The required file structure for execution of pysembly 4 is:

pysembly
   |-README.txt
   |-counter3.py/other pysembly programs
   |-pysembly4
         |-pysembly4.py
         |-pysembly4ui.py

The executed files are counter3.py/other coded files. Alternatively, the pysembly3gui file can be executed to start the environment and code inside of that. All correct structures can be downloaded from the pysembly website. counter3.py is an example file to illustrate correct structure and syntax.

Example Programs

This program prints Hello World in the basic (non-environment) version of Pysembly:

code = [
    'store Hello, World!'
    'recall 1'
    ]
exec(open('pysembly4/pysembly4.py).read())

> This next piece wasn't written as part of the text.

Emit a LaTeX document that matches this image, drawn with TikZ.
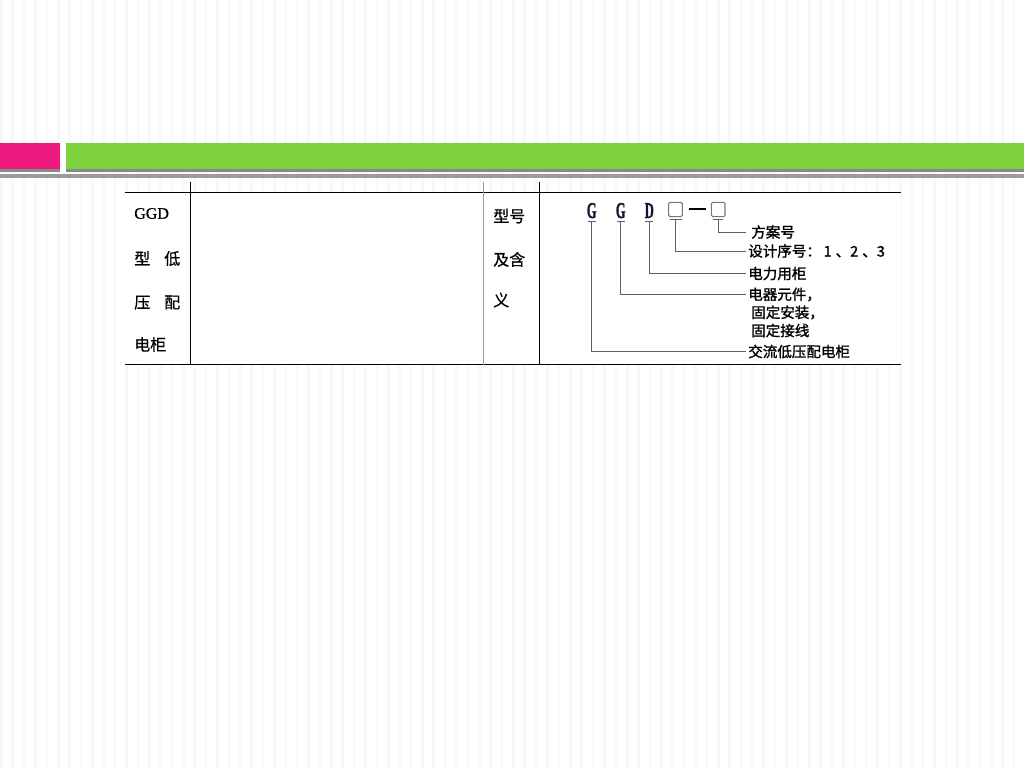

This code acts as an modified, interactive InterpretMe interpreter:

code = [
    'store inp Enter InterpretMe character',
    'if v1',
    '=',
    '*',
    '2',
    'lines 1',
    '2',
    'jump 1'
    ]
exec(open('pysembly4/pysembly4.1.py').read())

This code acts as a self-interpreter for pysembly:

code = [
    'psmb4 inp Enter Code: '
    ]
exec(open('pysembly4/pysembly4.1.py').read())

This code acts as a single-instruction Subpysembly interpreter:

code = [
       'Store 1',
       'Store inp Enter your code here',
       'Repeat v2',
       '1',
       'Store inp',
       'showmemory',
       'increment 2',
       'store  ',
       'if v3',
       '=',
       '1',
       '1',
       'store v4',
       'if v3',
       '=',
       '2',
       '1',
       'recall v4',
       'if v3',
       '=',
       '3',
       '1',
       'Showmemory',
       'if v3',
       '=',
       '4',
       '1',
       'store inp v4',
       'if v3',
       '=',
       '5',
       '2',
       'increment 4',
       'store v4',
       'if v3',
       '=',
       '6',
       '2',
       'decrement 4',
       'store v4',
       'if v3',
       '=',
       '7',
       '5',
       'if v4',
       '>',
       '0',
       '1',
       'jump 111', 
       'if v3',
       '=',
       '8',
       '1',
       'showmemory',
       'if v3',
       '=',
       '9',
       '1',
       'jump 9'
       ]
exec(open('pysembly4/pysembly4.1.py').read())

It is part of a repeated block that processes Subpysembly.